How to Engage Millennials on Climate Change
It doesn’t matter whether you are creating a marketing strategy or a research report on climate change, putting yourself in the shoes of your audience and understanding their perspective is a critical part of the process. Only if you can think like, feel like and behave like your audience, will you be able to communicate with them effectively. These are often called customer personas and they tell you how your audience feels about certain issues, but also where they spend their time online, whether they read blogs, watch videos or slideshares, where they dedicate their money and time and other relevant information.
Researchers from COIN (Climate Outreach and Information Network) wanted to find out how 18-25 year old’s (their customer persona in this particular instance) engaged with climate change and organized a series of discussion groups to explore participants’ values and aspirations, as well as their views on climate change and climate policies. They wrote a report encapsulating their findings called Young Voices.
For most people, climate change is a complicated topic with political overtones, making it even more important to ensure all different personas are explored and understood when creating a communications strategy. What resonates with one persona may not resonate with another. Step One of our 13 Steps and Guiding Principles clearly states:
“if you research to understand their needs and relate to them where they are, it will open hearts and minds. Start from their perspective, and infuse what they care about throughout the entirety of your conversation or communication”.
Adam Corner, contributor to Climate Outreach and Information Network (COIN)
Today COIN releases ‘Young Voices’, a major new report looking at young people’s attitudes to climate change. Supported by the Grantham Institute at the London School of Economics, it is the first study to ask young people themselves how to engage their peers more effectively, and to propose and test new climate change narratives specifically designed to engage 18-25 year olds. Commenting on the study, Dr Adam Corner, COIN’s Research Director, said:
Our research suggests that many young people care deeply and passionately about climate change. However, there has been a collective failure to talk to young people about climate change in a way that inspires them. Too many assumptions have been made by communicators, which haven’t been tested. Working directly with young people we have been able to trial a series of narratives about climate change, providing valuable insights for anyone interested in improving communication about climate change with this group.
The findings revealed that many current climate engagement strategies may be failing to reach young people.

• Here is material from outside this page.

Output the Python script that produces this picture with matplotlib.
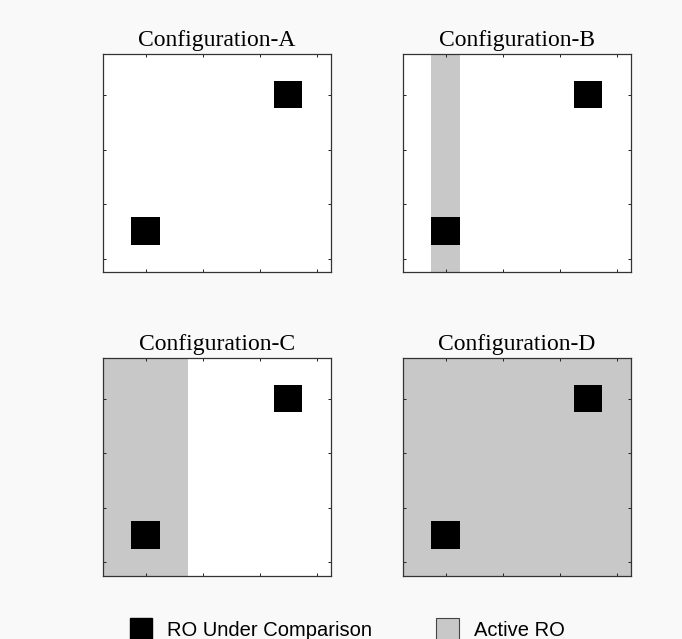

Some of the key findings and recommendations from the report include:
- For young people, climate change is fundamentally about the ‘here and now’– describing the effect it will have on future generations, as campaigners and scientists often do, undermines the urgency of the problem.
- Young people want to hear how climate change relates to (and will affect) those aspects of their everyday lives that they are passionate about– but communicators must take care not to ‘trivialise’ the issue by failing to link the ‘personal’ to the ‘political’.
- Fighting organised scepticism is mostly seen as a waste of energy by young people– scepticism is relatively uncommon among the young and talking ‘solutions not science’ is a much better approach.
- Young people often find it hard to talk about climate change with their peers– there was a fear that talking about climate change would set them apart as ‘preachy’ or ‘un-cool’.
- There is widespread doubt that there is a ‘concerned majority’ among the general public who support action on climate change– communicating a ‘social consensus’ on climate action may be just as important as the scientific consensus.
- Young people have very little faith in mainstream politicians– so it makes more sense to ask young people to challenge (not support) politicians on climate policies. Campaign messages should clearly set out what needs to be done – who, when, where and what young people can do to make a difference – and which policy prescriptions support this.
- Climate jargon is unfamiliar and off-putting– phrases like ‘managing climate risks’, ‘decarbonisation’ and ‘2 degrees’ are seen as hollow and vague. People want to hear about specific policies and how these relate to protecting the things people love and are passionate about.